• **Given material**:
▬▬▬
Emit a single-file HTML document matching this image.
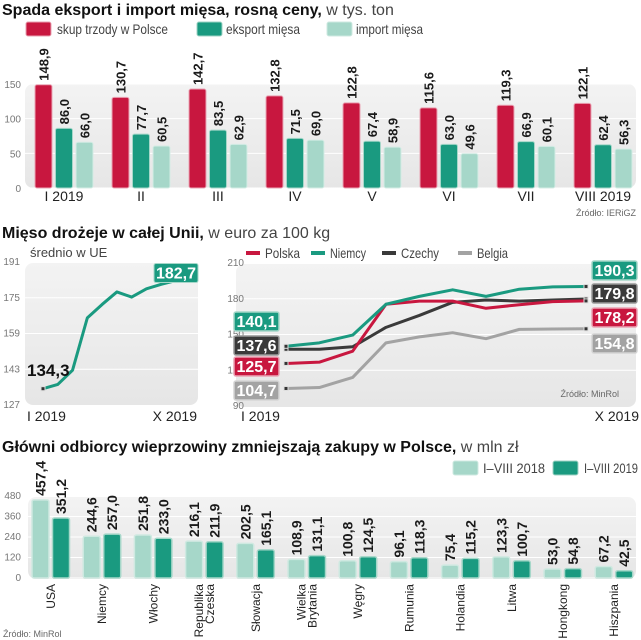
<!DOCTYPE html>
<html><head><meta charset="utf-8">
<style>
html,body{margin:0;padding:0;background:#fff;}
svg{display:block;font-family:"Liberation Sans Narrow","Liberation Sans",sans-serif;}
.ax{font-size:10px;fill:#777;}
.vl{font-size:13px;font-weight:bold;fill:#1a1a1a;}
.cat{font-size:14px;fill:#222;}
.lg{font-size:14px;fill:#444;}
</style></head>
<body>
<svg id="c" width="641" height="640" viewBox="0 0 641 640" xmlns="http://www.w3.org/2000/svg">
<defs>
<linearGradient id="pg" x1="0" y1="0" x2="0" y2="1"><stop offset="0" stop-color="#f3f3f3"/><stop offset="1" stop-color="#e6e6e6"/></linearGradient>
</defs>
<text x="2" y="15" style="font-size:16px;font-weight:bold;fill:#111">Spada eksport i import mięsa, rosną ceny,<tspan style="font-weight:normal;fill:#444"> w tys. ton</tspan></text>
<g>
<rect x="26" y="22" width="25" height="14" rx="2" fill="#c8173f" stroke="#e8a0b0"/>
<text x="57" y="34" class="lg" textLength="111" lengthAdjust="spacingAndGlyphs">skup trzody w Polsce</text>
<rect x="197" y="22" width="25" height="14" rx="2" fill="#1a9a80" stroke="#9fd3c4"/>
<text x="226" y="34" class="lg" textLength="74" lengthAdjust="spacingAndGlyphs">eksport mięsa</text>
<rect x="327" y="22" width="25" height="14" rx="2" fill="#a6d7c9" stroke="#cfe9e1"/>
<text x="356" y="34" class="lg" textLength="67" lengthAdjust="spacingAndGlyphs">import mięsa</text>
</g>
<rect x="25" y="84" width="611" height="104" rx="8" fill="url(#pg)"/>
<g id="c1"></g>
<text x="636" y="216" text-anchor="end" style="font-size:9px;fill:#666">Źródło: IERiGZ</text>

<text x="2" y="238" style="font-size:16px;font-weight:bold;fill:#111">Mięso drożeje w całej Unii,<tspan style="font-weight:normal;fill:#444"> w euro za 100 kg</tspan></text>
<text x="30" y="257" style="font-size:13px;fill:#444">średnio w UE</text>
<rect x="25" y="263" width="173" height="142" rx="8" fill="url(#pg)"/>
<g id="c2"></g>
<rect x="236" y="264" width="400" height="143" rx="8" fill="url(#pg)"/>
<g id="c3"></g>
<text x="619" y="397" text-anchor="end" style="font-size:9px;fill:#666">Źródło: MinRol</text>

<text x="2" y="452" style="font-size:16px;font-weight:bold;fill:#111">Główni odbiorcy wieprzowiny zmniejszają zakupy w Polsce,<tspan style="font-weight:normal;fill:#444"> w mln zł</tspan></text>
<g>
<rect x="453" y="461" width="25" height="14" rx="2" fill="#a6d7c9" stroke="#cfe9e1"/>
<text x="483" y="473" class="lg" textLength="62" lengthAdjust="spacingAndGlyphs">I–VIII 2018</text>
<rect x="553" y="461" width="25" height="14" rx="2" fill="#1a9a80" stroke="#9fd3c4"/>
<text x="584" y="473" class="lg" textLength="54" lengthAdjust="spacingAndGlyphs">I–VIII 2019</text>
</g>
<rect x="28" y="497" width="608" height="82" rx="8" fill="url(#pg)"/>
<g id="c4"></g>
<text x="3" y="637" style="font-size:9px;fill:#666">Źródło: MinRol</text>
</svg>
<script>
// ---- Chart 1 data
const c1Cats = ['I 2019','II','III','IV','V','VI','VII','VIII 2019'];
const c1Skup = [148.9,130.7,142.7,132.8,122.8,115.6,119.3,122.1];
const c1Eksport = [86.0,77.7,83.5,71.5,67.4,63.0,66.9,62.4];
const c1Import = [66.0,60.5,62.9,69.0,58.9,49.6,60.1,56.3];
const c1Ticks = [0,50,100,150];
// ---- Chart 2a data
const c2Values = [134.3,136.2,142.6,166,172,177.6,175.3,179,181,182.7];
const c2Ticks = [127,143,159,175,191];
const c2Labels = ['I 2019','X 2019'];
// ---- Chart 2b data
const c3Polska = [125.7,126.8,136,175.4,178,178,172,175,177.6,178.2];
const c3Niemcy = [140.1,143,149.5,175.4,182,187.5,182,188,190,190.3];
const c3Czechy = [137.6,137.6,139.7,156,166,177,179,178,179,179.8];
const c3Belgia = [104.7,105.5,114,143,148,151.5,146.5,154.3,154.6,154.8];
const c3Names = ['Polska','Niemcy','Czechy','Belgia'];
const c3Ticks = [90,120,150,180,210];
// ---- Chart 3 data
const c4Cats = ['USA','Niemcy','Włochy','Republika|Czeska','Słowacja','Wielka|Brytania','Węgry','Rumunia','Holandia','Litwa','Hongkong','Hiszpania'];
const c4Y2018 = [457.4,244.6,251.8,216.1,202.5,108.9,100.8,96.1,75.4,123.3,53.0,67.2];
const c4Y2019 = [351.2,257.0,233.0,211.9,165.1,131.1,124.5,118.3,115.2,100.7,54.8,42.5];
const c4Ticks = [0,120,240,360,480];

const NS='http://www.w3.org/2000/svg';
function mk(parent,tag,attrs,text){const e=document.createElementNS(NS,tag);for(const k in attrs)e.setAttribute(k,attrs[k]);if(text!==undefined)e.textContent=text;parent.appendChild(e);return e;}
const fmt=v=>v.toFixed(1).replace('.',',');

// Chart 1
(function(){
  const g=document.getElementById('c1');
  const y=v=>188-v*(104/150);
  const gx=i=>35+i*77;
  c1Ticks.forEach(t=>{
    const l=mk(g,'line',{x1:25,x2:636,y1:y(t),y2:y(t),stroke:'#fff','stroke-width':1});
    
    
    const tx=mk(g,'text',{x:21,y:y(t)+4,'text-anchor':'end',class:'ax'},String(t));
    
    
  });
  const series=[[c1Skup,'#c8173f','#eaa5b5','skup'],[c1Eksport,'#1a9a80','#a6d7c9','eksport'],[c1Import,'#a6d7c9','#d4ece5','import']];
  c1Cats.forEach((c,i)=>{
    series.forEach((s,j)=>{
      const v=s[0][i], x=gx(i)+j*20.5;
      const r=mk(g,'rect',{x:x,y:y(v),width:17,height:188-y(v),rx:2,fill:s[1],stroke:s[2],'stroke-width':1});
      
      
      const cx=x+8.5+5, cy=y(v)-4;
      const t=mk(g,'text',{x:cx,y:cy,transform:`rotate(-90 ${cx} ${cy})`,class:'vl'},fmt(v));
      
      
    });
    const t=mk(g,'text',{x:gx(i)+29,y:201,'text-anchor':'middle',class:'cat'},c);
    
    
  });
})();

// Chart 2a
(function(){
  const g=document.getElementById('c2');
  const y=v=>405-(v-127)*(143/64);
  const x=i=>43+i*(133/9);
  c2Ticks.forEach(t=>{
    if(t>127&&t<191){const l=mk(g,'line',{x1:25,x2:198,y1:y(t),y2:y(t),stroke:'#fff'});
    
    }
    const tx=mk(g,'text',{x:20,y:y(t)+3,'text-anchor':'end',class:'ax'},String(t));
    
    
  });
  const p=mk(g,'polyline',{points:c2Values.map((v,i)=>x(i)+','+y(v)).join(' '),fill:'none',stroke:'#1a9a80','stroke-width':3,'stroke-linejoin':'round'});
  
  
  [0,c2Values.length-1].forEach(i=>{
    const m=mk(g,'rect',{x:x(i)-2,y:y(c2Values[i])-2,width:4,height:4,fill:'#333',stroke:'#ddd'});
    
    
  });
  const s=mk(g,'text',{x:27,y:376,style:'font-size:17px;font-weight:bold;fill:#111'},fmt(c2Values[0]));
  
  
  const last=c2Values[c2Values.length-1];
  const b=mk(g,'rect',{x:154,y:y(last)-17,width:44,height:19,rx:2,fill:'#1a9a80',stroke:'#a6d7c9'});
  
  
  const e=mk(g,'text',{x:176,y:y(last)-2,'text-anchor':'middle',style:'font-size:16px;font-weight:bold;fill:#fff'},fmt(last));
  
  
  const l1=mk(g,'text',{x:27,y:421,class:'cat'},c2Labels[0]);
  
  
  const l2=mk(g,'text',{x:197,y:421,'text-anchor':'end',class:'cat'},c2Labels[1]);
  
  
})();

// Chart 2b
(function(){
  const g=document.getElementById('c3');
  const y=v=>406-(v-90)*(143/120);
  const x=i=>286+i*(300/9);
  c3Ticks.forEach(t=>{
    if(t>90&&t<210){const l=mk(g,'line',{x1:236,x2:636,y1:y(t),y2:y(t),stroke:'#fff'});
    
    }
    const tx=mk(g,'text',{x:244,y:y(t)+3,'text-anchor':'end',class:'ax'},String(t));
    
    
  });
  const data=[c3Belgia,c3Czechy,c3Polska,c3Niemcy];
  const names=['Belgia','Czechy','Polska','Niemcy'];
  const cols={Polska:'#c8173f',Niemcy:'#1a9a80',Czechy:'#3a3a3a',Belgia:'#a3a3a3'};
  const strokes={Polska:'#eaa5b5',Niemcy:'#a6d7c9',Czechy:'#999',Belgia:'#d5d5d5'};
  data.forEach((d,k)=>{
    const n=names[k];
    const p=mk(g,'polyline',{points:d.map((v,i)=>x(i)+','+y(v)).join(' '),fill:'none',stroke:cols[n],'stroke-width':3,'stroke-linejoin':'round'});
    
    
    [0,d.length-1].forEach(i=>{
      const m=mk(g,'rect',{x:x(i)-2,y:y(d[i])-2,width:4,height:4,fill:'#333',stroke:'#ddd'});
      
      
    });
  });
  const leftSlots={Niemcy:312,Czechy:336,Polska:357,Belgia:381};
  const rightSlots={Niemcy:261,Czechy:284,Polska:308,Belgia:334};
  c3Names.forEach((n,k)=>{
    const d=[c3Polska,c3Niemcy,c3Czechy,c3Belgia][k];
    [[234,leftSlots[n],d[0],'start'],[592,rightSlots[n],d[d.length-1],'end']].forEach(q=>{
      const b=mk(g,'rect',{x:q[0],y:q[1],width:45,height:19,rx:2,fill:cols[n],stroke:strokes[n],'stroke-width':1.5});
      
      
      const t=mk(g,'text',{x:q[0]+22.5,y:q[1]+15,'text-anchor':'middle',style:'font-size:16px;font-weight:bold;fill:#fff'},fmt(q[2]));
      
      
    });
  });
  const lx=[246,311,382,458];
  const lw=[35,36,38,31];
  c3Names.forEach((n,k)=>{
    const l=mk(g,'line',{x1:lx[k],x2:lx[k]+14,y1:253,y2:253,stroke:cols[n],'stroke-width':4});
    
    
    const t=mk(g,'text',{x:lx[k]+19,y:258,class:'lg',textLength:lw[k],lengthAdjust:'spacingAndGlyphs'},n);
    
    
  });
  const l1=mk(g,'text',{x:241,y:421,class:'cat'},'I 2019');
  
  
  const l2=mk(g,'text',{x:639,y:421,'text-anchor':'end',class:'cat'},'X 2019');
  
  
})();

// Chart 3
(function(){
  const g=document.getElementById('c4');
  const y=v=>578-v*(82/480);
  const gx=i=>32+i*51.2;
  c4Ticks.forEach(t=>{
    const l=mk(g,'line',{x1:28,x2:636,y1:y(t),y2:y(t),stroke:'#fff'});
    
    
    const tx=mk(g,'text',{x:21,y:y(t)+3,'text-anchor':'end',class:'ax'},String(t));
    
    
  });
  const ser=[[c4Y2018,'#a6d7c9','#cfe9e1','2018'],[c4Y2019,'#1a9a80','#a6d7c9','2019']];
  c4Cats.forEach((c,i)=>{
    ser.forEach((s,j)=>{
      const v=s[0][i], x=gx(i)+j*20.5;
      const r=mk(g,'rect',{x:x,y:y(v),width:17,height:578-y(v),rx:2,fill:s[1],stroke:s[2],'stroke-width':1.5});
      
      
      const cx=x+8.5+5, cy=y(v)-4;
      const t=mk(g,'text',{x:cx,y:cy,transform:`rotate(-90 ${cx} ${cy})`,class:'vl',style:'font-size:14px'},fmt(v));
      
      
    });
    const parts=c.split('|');
    parts.forEach((p,k)=>{
      const cx=gx(i)+18+5+(k-(parts.length-1)/2)*11, cy=584;
      const t=mk(g,'text',{x:cx,y:cy,transform:`rotate(-90 ${cx} ${cy})`,'text-anchor':'end',class:'cat',style:'font-size:12px'},p);
      
      
    });
  });
})();
</script>
</body></html>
▬▬▬
• **Short task**:
Every line that holds the string "document" should be returned.

• **Solution**:
Emit a single-file HTML document matching this image.
function mk(parent,tag,attrs,text){const e=document.createElementNS(NS,tag);for(const k in attrs)e.setAttribute(k,attrs[k]);if(text!==undefined)e.textContent=text;parent.appendChild(e);return e;}
  const g=document.getElementById('c1');
  const g=document.getElementById('c2');
  const g=document.getElementById('c3');
  const g=document.getElementById('c4');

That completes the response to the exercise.